Hückel MO theory treats π electrons in planar conjugated systems using a highly simplified Hamiltonian where all Coulomb integrals α are equal and resonance integrals β are nonzero only between neighboring atoms. The secular determinant becomes a purely topological matrix, yielding π orbital energies as E = α + mβ where m depends on molecular topology. Delocalization energy (the extra stability due to conjugation) is the difference between the Hückel π energy and the energy of isolated double bonds. Hückel's rule (4n+2 π electrons for aromaticity) emerges directly from the energy level pattern of cyclic systems.
Work through ethylene, butadiene, benzene, and cyclobutadiene in order. For each, solve the secular determinant, fill in electrons, and calculate delocalization energy. Compare benzene (aromatic) to cyclobutadiene (antiaromatic).
From molecular orbital theory, you know that atomic orbitals on different atoms combine to form molecular orbitals — bonding combinations are lower in energy and antibonding combinations are higher. Hückel theory takes this idea and strips it down to its simplest possible form for conjugated π systems: ignore all σ bonds (treat them as a fixed framework), ignore electron-electron repulsion, and assume that only neighboring p orbitals interact. What remains is a problem you can solve with pencil, paper, and a small determinant.
The setup uses two parameters. α (alpha) is the energy of an electron in an isolated p orbital — the Coulomb integral, which serves as the energy reference. β (beta) is the resonance integral between adjacent p orbitals — it measures how much stabilization results from π overlap between neighbors. Since bonding is stabilizing, β is a negative number: E = α + β is lower (more stable) than E = α. Non-neighboring atoms are assumed to have zero interaction. With these simplifications, you write a secular determinant — a matrix where diagonal entries are (α − E) and off-diagonal entries are β for neighboring atoms or zero otherwise — and solve for the eigenvalues. Each eigenvalue gives a π orbital energy of the form E = α + mβ, where m is a numerical coefficient determined by the molecular topology.

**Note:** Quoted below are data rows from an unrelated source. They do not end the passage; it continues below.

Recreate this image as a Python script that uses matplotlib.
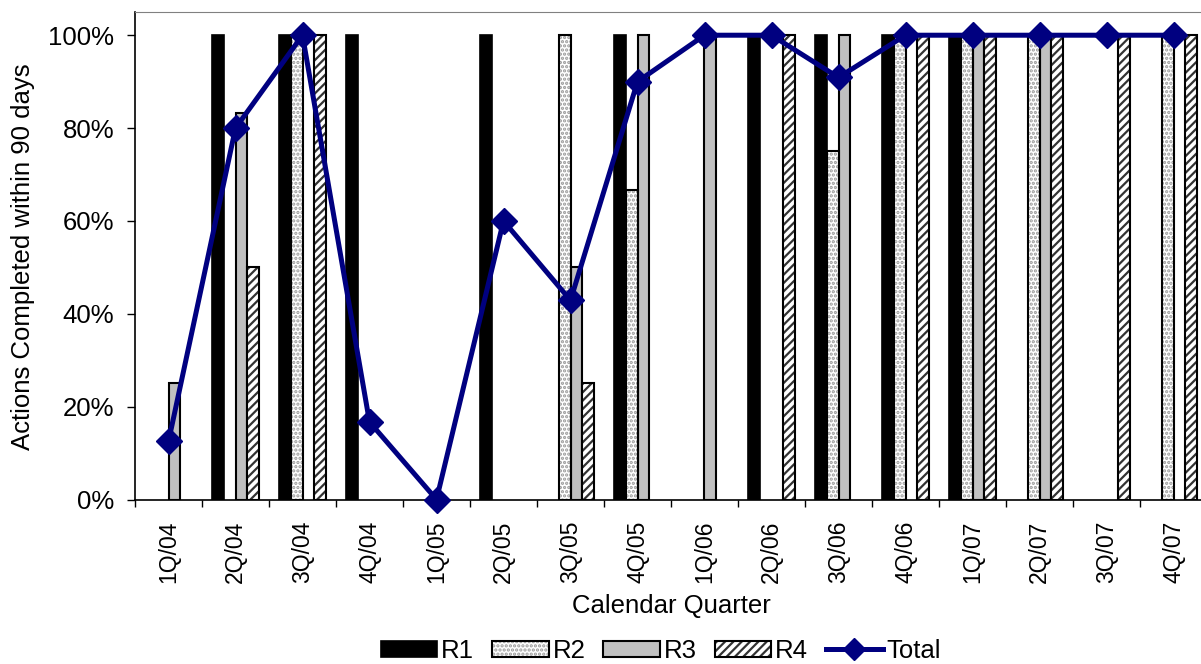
import matplotlib.pyplot as plt
from matplotlib.ticker import FixedLocator, PercentFormatter, NullFormatter
from matplotlib.legend_handler import HandlerTuple
from matplotlib.patches import Patch
from matplotlib.lines import Line2D

plt.rcParams['font.family'] = ['Liberation Sans', 'DejaVu Sans']
plt.rcParams['hatch.linewidth'] = 1.6

quarters = ['1Q/04', '2Q/04', '3Q/04', '4Q/04', '1Q/05', '2Q/05', '3Q/05', '4Q/05',
            '1Q/06', '2Q/06', '3Q/06', '4Q/06', '1Q/07', '2Q/07', '3Q/07', '4Q/07']
r1 = [0, 100, 100, 100, 0, 100, 0, 100, 0, 100, 100, 100, 100, 0, 0, 0]
r2 = [0, 0, 100, 0, 0, 0, 100, 66.7, 0, 0, 75, 100, 100, 100, 0, 100]
r3 = [25, 83.3, 0, 0, 0, 0, 50, 100, 100, 0, 100, 0, 100, 100, 0, 0]
r4 = [0, 50, 100, 0, 0, 0, 25, 0, 0, 100, 0, 100, 100, 100, 100, 100]
total = [12.5, 80, 100, 16.7, 0, 60, 42.9, 90, 100, 100, 90.9, 100, 100, 100, 100, 100]

fig = plt.figure(figsize=(12.01, 6.64), dpi=100)
# axes runs a little past the right edge of the figure, like the reference
ax = fig.add_axes([135 / 1201, 164.5 / 664, 1072 / 1201, 487.5 / 664])

x = list(range(len(quarters)))
w = 0.173
dot_col = '#9a9a9a'

def series(vals, k):
    # skip empty bars so no outline shows on the axis
    xs = [i + (k - 1.5) * w for i, v in zip(x, vals) if v > 0]
    hs = [v / 100 for v in vals if v > 0]
    return xs, hs

xs, hs = series(r1, 0)
ax.bar(xs, hs, w, color='black', edgecolor='black', linewidth=1.2, zorder=2)
xs, hs = series(r2, 1)
ax.bar(xs, hs, w, color='white', edgecolor=dot_col, hatch='....', linewidth=0, zorder=2)
ax.bar(xs, hs, w, fill=False, edgecolor='black', linewidth=1.5, zorder=3)
xs, hs = series(r3, 2)
ax.bar(xs, hs, w, color='#c0c0c0', edgecolor='black', linewidth=1.5, zorder=2)
xs, hs = series(r4, 3)
ax.bar(xs, hs, w, color='white', edgecolor='#333333', hatch='////', linewidth=0, zorder=2)
ax.bar(xs, hs, w, fill=False, edgecolor='black', linewidth=1.5, zorder=3)

ax.plot(x, [v / 100 for v in total], color='#000080', linewidth=3.6, marker='D', markersize=13,
        zorder=5, clip_on=False)

ax.set_xlim(-0.5, len(quarters) - 0.5)
ax.set_ylim(0, 1.05)
ax.yaxis.set_major_locator(FixedLocator([0, 0.2, 0.4, 0.6, 0.8, 1.0]))
ax.yaxis.set_major_formatter(PercentFormatter(1.0, decimals=0))
ax.tick_params(axis='y', length=6, width=1, labelsize=18.5, pad=9)

ax.xaxis.set_major_locator(FixedLocator([i - 0.5 for i in range(len(quarters) + 1)]))
ax.xaxis.set_major_formatter(NullFormatter())
ax.xaxis.set_minor_locator(FixedLocator(x))
ax.set_xticklabels(quarters, minor=True, rotation=90, fontsize=16.5)
ax.tick_params(axis='x', which='major', length=5, width=1)
ax.tick_params(axis='x', which='minor', length=0, pad=15)

ax.spines['top'].set_color('#808080')
ax.spines['right'].set_color('#808080')
ax.spines['left'].set_linewidth(1.2)
ax.spines['bottom'].set_linewidth(1.2)

ax.set_xlabel('Calendar Quarter', fontsize=18.5, labelpad=8)
fig.text(23 / 1201, 1 - 257 / 664, 'Actions Completed within 90 days', rotation=90,
         ha='center', va='center', fontsize=18.5)

h1 = Patch(facecolor='black', edgecolor='black', linewidth=1.2)
h2 = (Patch(facecolor='white', edgecolor=dot_col, hatch='....', linewidth=0),
      Patch(fill=False, edgecolor='black', linewidth=1.5))
h3 = Patch(facecolor='#c0c0c0', edgecolor='black', linewidth=1.5)
h4 = (Patch(facecolor='white', edgecolor='#333333', hatch='////', linewidth=0),
      Patch(fill=False, edgecolor='black', linewidth=1.5))
h5 = Line2D([], [], color='#000080', linewidth=3.6, marker='D', markersize=11)
fig.legend([h1, h2, h3, h4, h5], ['R1', 'R2', 'R3', 'R4', 'Total'],
           handler_map={tuple: HandlerTuple(ndivide=1, pad=0)},
           loc='center', bbox_to_anchor=(661 / 1201, 1 - 651 / 664), ncol=5, frameon=False,
           fontsize=18.5, handlelength=2.2, handleheight=0.6, handletextpad=0.15,
           columnspacing=0.7)

fig.savefig('out.png', dpi=100)
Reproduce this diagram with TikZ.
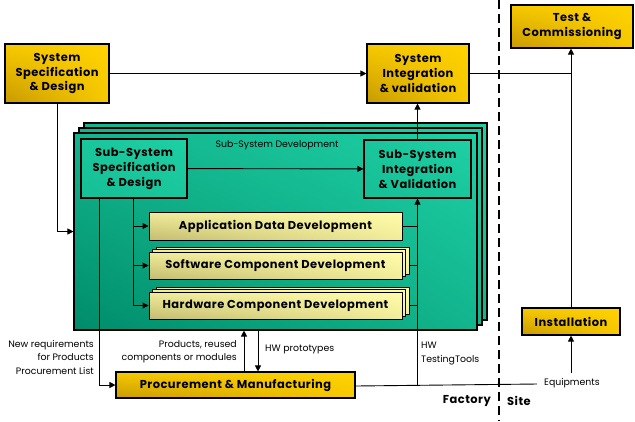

Work through the textbook sequence to see the theory in action. Ethylene (two carbons): the 2×2 determinant gives E = α + β (bonding) and E = α − β (antibonding). Two π electrons fill the bonding orbital; the π energy is 2(α + β) = 2α + 2β. Two isolated p electrons would have energy 2α, so the delocalization energy is 2β — entirely from forming the π bond. Butadiene (four carbons): the 4×4 determinant gives four energy levels. Filling the two lowest with four electrons yields a total π energy of 4α + 4.472β. Four electrons in two isolated double bonds would give 4α + 4β, so butadiene has a delocalization energy of 0.472β — conjugation provides extra stability beyond two independent double bonds, but not a dramatic amount.
The real power of Hückel theory appears with cyclic systems. For benzene (six carbons in a ring), the energy levels are E = α + 2β, α + β (doubly degenerate), α − β (doubly degenerate), and α − 2β. Six electrons fill the three bonding levels for a total π energy of 6α + 8β. Three isolated double bonds would give 6α + 6β, yielding a delocalization energy of 2β — a substantial stabilization that explains benzene's unusual resistance to addition reactions. Compare cyclobutadiene: four electrons in a four-membered ring give a total π energy of 4α + 4β, exactly the same as two isolated double bonds — zero delocalization energy — and the degenerate pair of nonbonding orbitals creates a diradical, making the molecule antiaromatic and highly unstable. From these cyclic results, Hückel's rule emerges naturally: closed-shell stability (all bonding orbitals filled, none half-filled) occurs when the electron count is 4n+2, not 4n.